▸ Requirement
All of the listing below must be repeated word for word. Pictures are the only thing to omit.

--------------------------------

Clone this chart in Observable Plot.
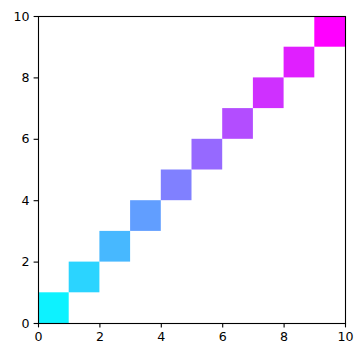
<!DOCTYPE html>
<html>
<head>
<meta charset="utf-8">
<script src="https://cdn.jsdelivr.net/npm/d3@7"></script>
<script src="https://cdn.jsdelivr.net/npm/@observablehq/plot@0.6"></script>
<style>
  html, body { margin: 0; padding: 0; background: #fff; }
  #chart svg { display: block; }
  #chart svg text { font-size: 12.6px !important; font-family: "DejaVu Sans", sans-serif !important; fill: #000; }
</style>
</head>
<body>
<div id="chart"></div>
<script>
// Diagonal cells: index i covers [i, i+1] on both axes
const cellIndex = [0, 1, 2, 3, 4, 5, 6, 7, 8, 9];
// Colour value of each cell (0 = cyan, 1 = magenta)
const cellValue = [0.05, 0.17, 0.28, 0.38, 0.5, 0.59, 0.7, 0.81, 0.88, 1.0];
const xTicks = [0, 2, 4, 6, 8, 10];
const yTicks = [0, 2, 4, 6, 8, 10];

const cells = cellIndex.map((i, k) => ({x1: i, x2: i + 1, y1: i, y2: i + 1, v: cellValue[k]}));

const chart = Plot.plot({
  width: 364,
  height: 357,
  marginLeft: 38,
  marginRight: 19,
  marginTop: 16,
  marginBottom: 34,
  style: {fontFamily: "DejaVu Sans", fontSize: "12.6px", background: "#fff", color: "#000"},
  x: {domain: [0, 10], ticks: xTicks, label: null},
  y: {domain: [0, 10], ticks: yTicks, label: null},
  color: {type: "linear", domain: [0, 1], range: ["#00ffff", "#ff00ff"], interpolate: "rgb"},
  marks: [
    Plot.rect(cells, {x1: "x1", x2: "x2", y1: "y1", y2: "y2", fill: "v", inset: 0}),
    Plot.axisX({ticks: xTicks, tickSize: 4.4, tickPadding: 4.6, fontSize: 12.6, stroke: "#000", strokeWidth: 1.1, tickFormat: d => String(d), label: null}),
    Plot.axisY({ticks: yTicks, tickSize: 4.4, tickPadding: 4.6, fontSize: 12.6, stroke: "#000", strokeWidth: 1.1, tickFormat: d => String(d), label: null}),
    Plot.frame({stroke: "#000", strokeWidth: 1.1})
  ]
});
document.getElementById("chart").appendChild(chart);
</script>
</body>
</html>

--------------------------------

▸ Exercise result
Clone this chart in Observable Plot.
<!DOCTYPE html>
<html>
<head>
<meta charset="utf-8">
<script src="https://cdn.jsdelivr.net/npm/d3@7"></script>
<script src="https://cdn.jsdelivr.net/npm/@observablehq/plot@0.6"></script>
<style>
  html, body { margin: 0; padding: 0; background: #fff; }
  #chart svg { display: block; }
  #chart svg text { font-size: 12.6px !important; font-family: "DejaVu Sans", sans-serif !important; fill: #000; }
</style>
</head>
<body>
<div id="chart"></div>
<script>
// Diagonal cells: index i covers [i, i+1] on both axes
const cellIndex = [0, 1, 2, 3, 4, 5, 6, 7, 8, 9];
// Colour value of each cell (0 = cyan, 1 = magenta)
const cellValue = [0.05, 0.17, 0.28, 0.38, 0.5, 0.59, 0.7, 0.81, 0.88, 1.0];
const xTicks = [0, 2, 4, 6, 8, 10];
const yTicks = [0, 2, 4, 6, 8, 10];

const cells = cellIndex.map((i, k) => ({x1: i, x2: i + 1, y1: i, y2: i + 1, v: cellValue[k]}));

const chart = Plot.plot({
  width: 364,
  height: 357,
  marginLeft: 38,
  marginRight: 19,
  marginTop: 16,
  marginBottom: 34,
  style: {fontFamily: "DejaVu Sans", fontSize: "12.6px", background: "#fff", color: "#000"},
  x: {domain: [0, 10], ticks: xTicks, label: null},
  y: {domain: [0, 10], ticks: yTicks, label: null},
  color: {type: "linear", domain: [0, 1], range: ["#00ffff", "#ff00ff"], interpolate: "rgb"},
  marks: [
    Plot.rect(cells, {x1: "x1", x2: "x2", y1: "y1", y2: "y2", fill: "v", inset: 0}),
    Plot.axisX({ticks: xTicks, tickSize: 4.4, tickPadding: 4.6, fontSize: 12.6, stroke: "#000", strokeWidth: 1.1, tickFormat: d => String(d), label: null}),
    Plot.axisY({ticks: yTicks, tickSize: 4.4, tickPadding: 4.6, fontSize: 12.6, stroke: "#000", strokeWidth: 1.1, tickFormat: d => String(d), label: null}),
    Plot.frame({stroke: "#000", strokeWidth: 1.1})
  ]
});
document.getElementById("chart").appendChild(chart);
</script>
</body>
</html>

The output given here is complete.